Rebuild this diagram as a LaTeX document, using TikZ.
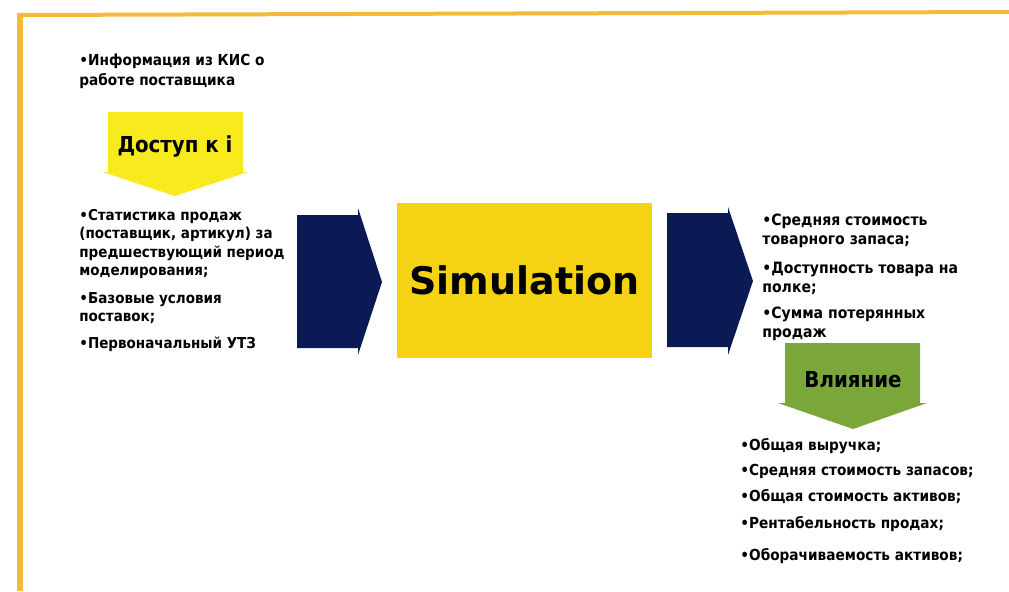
\documentclass[tikz,border=0pt]{standalone}
\usepackage{fontspec}
\setmainfont{DejaVu Sans Condensed}
\newfontfamily\widesans{DejaVu Sans}
\usetikzlibrary{positioning,calc}

\definecolor{frameorange}{HTML}{F2BC3A}
\definecolor{lemon}{HTML}{F7EB1E}
\definecolor{gold}{HTML}{F6D215}
\definecolor{navy}{HTML}{0B1A55}
\definecolor{leaf}{HTML}{7BA73A}

\tikzset{
  txt/.style={anchor=north west, align=left, inner sep=0pt,
              font=\bfseries\fontsize{7.5}{9.2}\selectfont},
  lst/.style={anchor=west, inner sep=0pt,
              font=\bfseries\fontsize{7.6}{9}\selectfont},
}

\begin{document}
\begin{tikzpicture}[x=0.5pt,y=-0.5pt]
  \useasboundingbox (0,0) rectangle (1009,591);
  % frame
  \fill[frameorange] (17,13) -- (1009,10) -- (1009,14) -- (17,17) -- cycle;
  \fill[frameorange] (17,13) rectangle (23,591);

  % input side
  \node[txt, font=\bfseries\fontsize{7.6}{9.8}\selectfont] (info) at (79,54) {•Информация из КИС о\\работе поставщика};
  \fill[lemon] (108,112) -- (243,112) -- (243,172) -- (248,172)
               -- (175,196) -- (103,172) -- (108,172) -- cycle;
  \node[font=\bfseries\fontsize{11}{13}\selectfont] (access) at (175,147) {Доступ к i};

  \node[txt] (stat) at (79,209) {•Статистика продаж\\(поставщик, артикул) за\\предшествующий период\\моделирования;};
  \node[txt] (base) at (79,292) {•Базовые условия\\поставок;};
  \node[txt] (utz) at (79,337) {•Первоначальный УТЗ};

  \fill[navy] (297,215) -- (358,215) -- (358,208) -- (382,282)
              -- (358,355) -- (358,348) -- (297,348) -- cycle;

  % model
  \node[fill=gold, minimum width=127.5pt, minimum height=77.5pt,
        font=\widesans\bfseries\fontsize{19}{21}\selectfont] (sim) at (524.5,280.5) {Simulation};

  \fill[navy] (667,213) -- (728,213) -- (728,207) -- (753,281)
              -- (728,355) -- (728,347) -- (667,347) -- cycle;

  % output side
  \node[txt, font=\bfseries\fontsize{7.8}{9.2}\selectfont] (stock) at (762,214) {•Средняя стоимость\\товарного запаса;};
  \node[txt, font=\bfseries\fontsize{7.8}{9.2}\selectfont] (avail) at (762,262) {•Доступность товара на\\полке;};
  \node[txt, font=\bfseries\fontsize{7.8}{9.2}\selectfont] (lost) at (762,307) {•Сумма потерянных\\продаж};

  \fill[leaf] (785,343) -- (920,343) -- (920,403) -- (927,403)
              -- (853,429) -- (778,403) -- (785,403) -- cycle;
  \node[font=\bfseries\fontsize{11}{13}\selectfont] (impact) at (853,380) {Влияние};

  \node[lst] (rev) at (740,446) {•Общая выручка;};
  \node[lst] (avgst) at (740,471) {•Средняя стоимость запасов;};
  \node[lst] (assets) at (740,497) {•Общая стоимость активов;};
  \node[lst] (profit) at (740,524) {•Рентабельность продах;};
  \node[lst] (turn) at (740,556) {•Оборачиваемость активов;};
\end{tikzpicture}
\end{document}
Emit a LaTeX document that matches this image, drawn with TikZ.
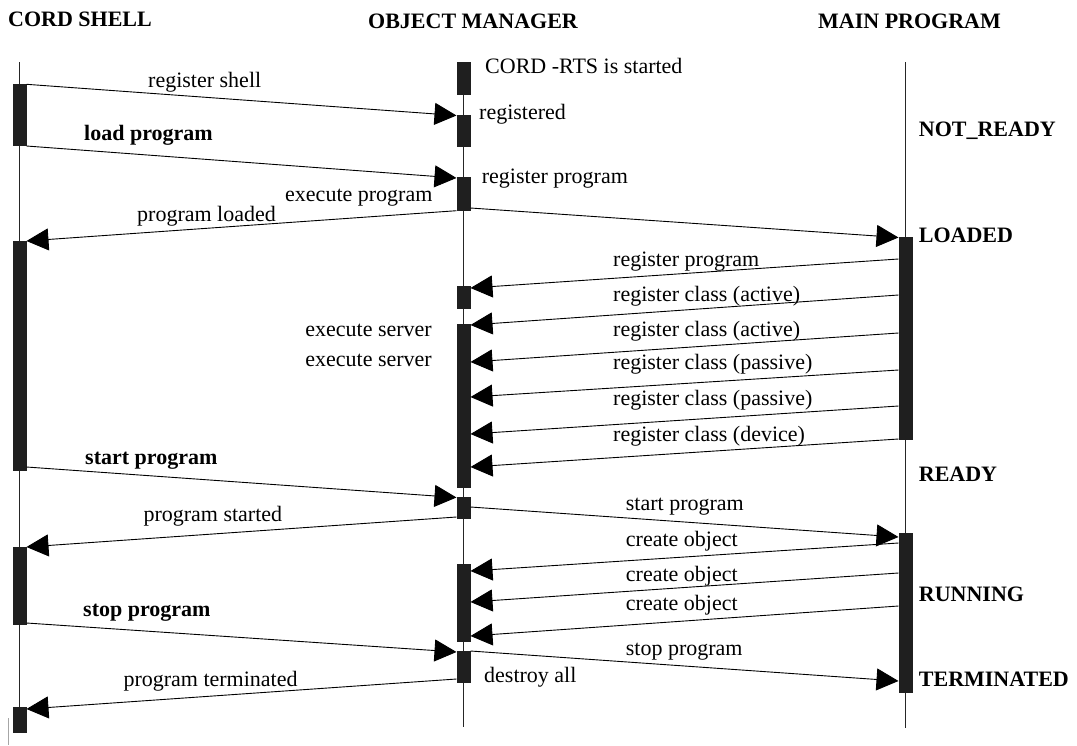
\documentclass[tikz,border=0pt]{standalone}
\usepackage{fontspec}
\setmainfont{Liberation Serif}
\usetikzlibrary{arrows.meta}
\begin{document}
\begin{tikzpicture}[x=1pt,y=-1pt,
  life/.style={draw=black!85, line width=0.9pt},
  bar/.style={fill=black!88, draw=none, inner sep=0pt, minimum width=14pt, anchor=north},
  msg/.style={draw=black, line width=0.9pt, -{Triangle[length=22pt,width=22pt]}},
  lab/.style={font=\fontsize{22}{26}\selectfont, inner sep=0pt, anchor=base west},
  blab/.style={font=\fontsize{22}{26}\selectfont\bfseries, inner sep=0pt, anchor=base west}]
\useasboundingbox (0,0) rectangle (1077,745);
% headers
\node[blab] (hs) at (8,26) {CORD SHELL};
\node[blab] (ho) at (368,28.3) {OBJECT MANAGER};
\node[blab] (hm) at (818,28.3) {MAIN PROGRAM};
% lifelines
\coordinate (ls0) at (19,62); \coordinate (ls1) at (19,733);
\coordinate (lo0) at (463.5,62); \coordinate (lo1) at (463.5,727);
\coordinate (lm0) at (905,62); \coordinate (lm1) at (905,728);
\draw[life] (ls0) -- (ls1);
\draw[life] (lo0) -- (lo1);
\draw[life] (lm0) -- (lm1);
\coordinate (g0) at (8.5,718); \coordinate (g1) at (8.5,745);
\draw[black!35, line width=0.8pt] (g0) -- (g1);
% activation bars
\node[bar, minimum height=62pt] (s1) at (19.5,84) {};
\node[bar, minimum height=230pt] (s2) at (19.5,241) {};
\node[bar, minimum height=78pt] (s3) at (19.5,547) {};
\node[bar, minimum height=26pt] (s4) at (19.5,707) {};
\node[bar, minimum height=33pt] (o1) at (463.5,62) {};
\node[bar, minimum height=32pt] (o2) at (463.5,115) {};
\node[bar, minimum height=34pt] (o3) at (463.5,177) {};
\node[bar, minimum height=23pt] (o4) at (463.5,286) {};
\node[bar, minimum height=164pt] (o5) at (463.5,324) {};
\node[bar, minimum height=22pt] (o6) at (463.5,497) {};
\node[bar, minimum height=78pt] (o7) at (463.5,564) {};
\node[bar, minimum height=32pt] (o8) at (463.5,651) {};
\node[bar, minimum height=203pt] (p1) at (905.5,237) {};
\node[bar, minimum height=160pt] (p2) at (905.5,533) {};
% message end points
\coordinate (a1) at (26.5,84.3);   \coordinate (b1) at (456.5,115.5);
\coordinate (a2) at (26.5,146);    \coordinate (b2) at (456.5,178);
\coordinate (a3) at (470.5,208);   \coordinate (b3) at (898.5,237.5);
\coordinate (a4) at (456.5,210.7); \coordinate (b4) at (26.5,241);
\coordinate (a5) at (898.5,259);   \coordinate (b5) at (470.5,288);
\coordinate (a6) at (898.5,295);   \coordinate (b6) at (470.5,325);
\coordinate (a7) at (898.5,333);   \coordinate (b7) at (470.5,362);
\coordinate (a8) at (898.5,370);   \coordinate (b8) at (470.5,397);
\coordinate (a9) at (898.5,406);   \coordinate (b9) at (470.5,434);
\coordinate (a10) at (898.5,439);  \coordinate (b10) at (470.5,467);
\coordinate (a11) at (26.5,467);   \coordinate (b11) at (456.5,497.5);
\coordinate (a12) at (456.5,517);  \coordinate (b12) at (26.5,547);
\coordinate (a13) at (470.5,507);  \coordinate (b13) at (898.5,537);
\coordinate (a14) at (898.5,543);  \coordinate (b14) at (470.5,571);
\coordinate (a15) at (898.5,573);  \coordinate (b15) at (470.5,602);
\coordinate (a16) at (898.5,606);  \coordinate (b16) at (470.5,636);
\coordinate (a17) at (26.5,623);   \coordinate (b17) at (456.5,652);
\coordinate (a18) at (470.5,651);  \coordinate (b18) at (898.5,681);
\coordinate (a19) at (456.5,679);  \coordinate (b19) at (26.5,709);
\foreach \i in {1,...,19} {\draw[msg] (a\i) -- (b\i);}
% message labels
\node[lab] (t1) at (148,87.3) {register shell};
\node[blab] (t2) at (84,140) {load program};
\node[lab] (t3) at (285,201.7) {execute program};
\node[lab] (t4) at (137,221.7) {program loaded};
\node[lab] (t5) at (613,266) {register program};
\node[lab] (t6) at (613,301.7) {register class (active)};
\node[lab] (t7) at (613,336) {register class (active)};
\node[lab] (t8) at (613,369.3) {register class (passive)};
\node[lab] (t9) at (613,405) {register class (passive)};
\node[lab] (t10) at (613,441.7) {register class (device)};
\node[blab] (t11) at (85,464) {start program};
\node[lab] (t12) at (143.3,521.7) {program started};
\node[lab] (t13) at (625.7,510.7) {start program};
\node[lab] (t14) at (625.7,546) {create object};
\node[lab] (t15) at (625.7,581.7) {create object};
\node[lab] (t16) at (625.7,610.7) {create object};
\node[blab] (t17) at (83,616.7) {stop program};
\node[lab] (t18) at (625.7,655) {stop program};
\node[lab] (t19) at (123.3,686.7) {program terminated};
% object manager notes
\node[lab] (n1) at (485,73.3) {CORD -RTS is started};
\node[lab] (n2) at (479,119) {registered};
\node[lab] (n3) at (481.7,183.3) {register program};
\node[lab, anchor=base east] (n4) at (432,336) {execute server};
\node[lab, anchor=base east] (n5) at (432,366) {execute server};
\node[lab] (n6) at (484,682.7) {destroy all};
% states
\node[blab] (st1) at (918.7,136.7) {NOT\_READY};
\node[blab] (st2) at (918.7,242) {LOADED};
\node[blab] (st3) at (918.7,481.7) {READY};
\node[blab] (st4) at (918.7,601.7) {RUNNING};
\node[blab] (st5) at (918.7,686) {TERMINATED};
\end{tikzpicture}
\end{document}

**What you will do:**
Pull every line containing "this" out of the records.

**Response:**
Rebuild this diagram as a LaTeX document, using TikZ.
Emit a LaTeX document that matches this image, drawn with TikZ.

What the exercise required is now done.